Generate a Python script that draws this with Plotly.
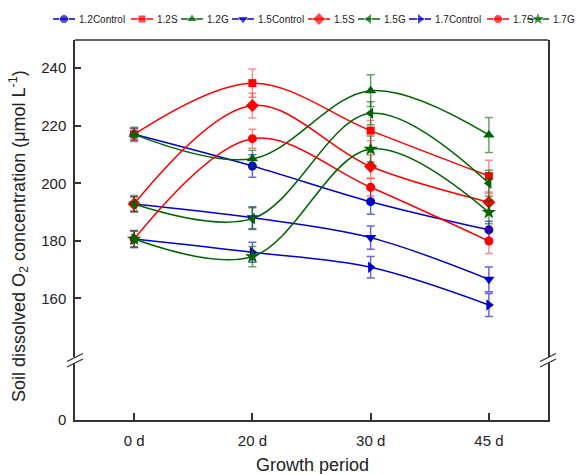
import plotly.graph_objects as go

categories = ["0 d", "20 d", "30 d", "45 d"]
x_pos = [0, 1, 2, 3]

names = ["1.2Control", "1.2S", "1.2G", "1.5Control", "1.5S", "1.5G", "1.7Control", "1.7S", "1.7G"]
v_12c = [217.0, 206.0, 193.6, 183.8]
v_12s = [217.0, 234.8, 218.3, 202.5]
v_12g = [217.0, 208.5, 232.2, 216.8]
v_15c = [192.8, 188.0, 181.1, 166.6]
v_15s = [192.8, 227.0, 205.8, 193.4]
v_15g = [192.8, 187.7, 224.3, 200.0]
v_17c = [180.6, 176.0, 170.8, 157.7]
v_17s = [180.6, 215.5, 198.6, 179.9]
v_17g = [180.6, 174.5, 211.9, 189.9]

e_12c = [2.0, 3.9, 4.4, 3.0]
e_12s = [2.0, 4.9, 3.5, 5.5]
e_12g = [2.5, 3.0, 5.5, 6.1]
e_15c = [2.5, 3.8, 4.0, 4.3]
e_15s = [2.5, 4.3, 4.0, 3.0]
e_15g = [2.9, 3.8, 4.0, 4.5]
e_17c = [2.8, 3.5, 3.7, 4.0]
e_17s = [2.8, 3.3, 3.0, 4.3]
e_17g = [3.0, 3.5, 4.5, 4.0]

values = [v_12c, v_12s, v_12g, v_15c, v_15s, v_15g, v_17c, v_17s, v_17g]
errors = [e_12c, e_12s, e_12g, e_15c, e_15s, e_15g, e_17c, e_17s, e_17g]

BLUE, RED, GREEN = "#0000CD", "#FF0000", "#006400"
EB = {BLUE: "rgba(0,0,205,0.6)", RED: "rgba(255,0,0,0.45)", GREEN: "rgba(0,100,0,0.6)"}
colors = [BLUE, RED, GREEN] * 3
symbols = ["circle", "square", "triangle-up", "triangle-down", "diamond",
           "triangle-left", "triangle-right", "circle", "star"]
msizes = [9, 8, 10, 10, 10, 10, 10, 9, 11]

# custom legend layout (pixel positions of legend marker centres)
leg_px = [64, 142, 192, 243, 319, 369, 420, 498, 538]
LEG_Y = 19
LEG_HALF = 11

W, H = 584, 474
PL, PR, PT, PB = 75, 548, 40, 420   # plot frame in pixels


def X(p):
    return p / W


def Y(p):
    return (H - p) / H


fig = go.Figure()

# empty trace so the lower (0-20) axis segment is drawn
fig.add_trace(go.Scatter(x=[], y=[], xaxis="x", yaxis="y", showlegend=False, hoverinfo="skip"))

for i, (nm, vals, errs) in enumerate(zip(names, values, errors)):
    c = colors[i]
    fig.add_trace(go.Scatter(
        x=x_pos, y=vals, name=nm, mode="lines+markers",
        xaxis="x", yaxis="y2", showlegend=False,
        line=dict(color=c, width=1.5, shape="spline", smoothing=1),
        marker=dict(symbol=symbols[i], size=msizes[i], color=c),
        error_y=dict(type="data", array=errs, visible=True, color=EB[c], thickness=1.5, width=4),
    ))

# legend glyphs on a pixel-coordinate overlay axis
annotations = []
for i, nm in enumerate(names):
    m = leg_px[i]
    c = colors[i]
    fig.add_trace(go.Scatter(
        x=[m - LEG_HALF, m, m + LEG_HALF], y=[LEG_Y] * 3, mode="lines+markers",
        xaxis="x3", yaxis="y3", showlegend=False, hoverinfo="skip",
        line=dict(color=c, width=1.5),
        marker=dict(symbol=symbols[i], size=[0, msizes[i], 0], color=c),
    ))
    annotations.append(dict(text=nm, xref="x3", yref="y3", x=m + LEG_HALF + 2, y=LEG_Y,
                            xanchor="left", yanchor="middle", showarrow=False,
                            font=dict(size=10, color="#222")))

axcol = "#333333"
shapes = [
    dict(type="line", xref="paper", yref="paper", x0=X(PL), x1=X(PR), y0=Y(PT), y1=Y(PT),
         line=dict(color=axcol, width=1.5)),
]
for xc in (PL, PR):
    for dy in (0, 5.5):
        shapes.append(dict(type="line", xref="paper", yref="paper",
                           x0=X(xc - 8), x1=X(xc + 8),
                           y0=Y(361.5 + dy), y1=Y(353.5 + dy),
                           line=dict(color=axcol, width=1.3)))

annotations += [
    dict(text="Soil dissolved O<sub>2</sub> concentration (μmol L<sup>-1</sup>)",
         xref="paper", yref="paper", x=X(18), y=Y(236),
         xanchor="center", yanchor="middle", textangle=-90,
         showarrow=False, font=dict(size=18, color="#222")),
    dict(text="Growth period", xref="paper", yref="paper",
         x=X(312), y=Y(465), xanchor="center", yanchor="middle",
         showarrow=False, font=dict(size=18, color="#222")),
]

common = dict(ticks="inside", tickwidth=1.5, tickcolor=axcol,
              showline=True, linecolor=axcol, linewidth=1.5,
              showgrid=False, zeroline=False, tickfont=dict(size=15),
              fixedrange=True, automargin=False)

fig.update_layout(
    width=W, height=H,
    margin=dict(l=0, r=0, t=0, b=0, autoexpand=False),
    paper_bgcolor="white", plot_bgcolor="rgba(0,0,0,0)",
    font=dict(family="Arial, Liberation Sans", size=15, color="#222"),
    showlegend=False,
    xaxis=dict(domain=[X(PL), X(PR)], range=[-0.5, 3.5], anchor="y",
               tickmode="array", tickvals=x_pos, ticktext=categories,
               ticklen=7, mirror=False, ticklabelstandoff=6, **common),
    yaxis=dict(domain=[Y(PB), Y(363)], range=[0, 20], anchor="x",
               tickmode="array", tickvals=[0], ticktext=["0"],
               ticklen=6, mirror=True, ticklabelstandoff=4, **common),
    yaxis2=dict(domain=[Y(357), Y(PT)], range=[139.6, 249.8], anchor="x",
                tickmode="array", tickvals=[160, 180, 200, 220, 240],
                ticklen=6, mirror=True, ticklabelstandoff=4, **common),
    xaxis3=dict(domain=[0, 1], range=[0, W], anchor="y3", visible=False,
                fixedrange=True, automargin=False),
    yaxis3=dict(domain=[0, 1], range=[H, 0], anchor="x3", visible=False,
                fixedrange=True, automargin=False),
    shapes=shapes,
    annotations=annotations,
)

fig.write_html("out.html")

#### Task goal:
Give again, exactly, the lines from the start of the data through the one holding "x_pos = [0, 1, 2, 3]"; omit the pictures.

#### The response:
Generate a Python script that draws this with Plotly.
import plotly.graph_objects as go

categories = ["0 d", "20 d", "30 d", "45 d"]
x_pos = [0, 1, 2, 3]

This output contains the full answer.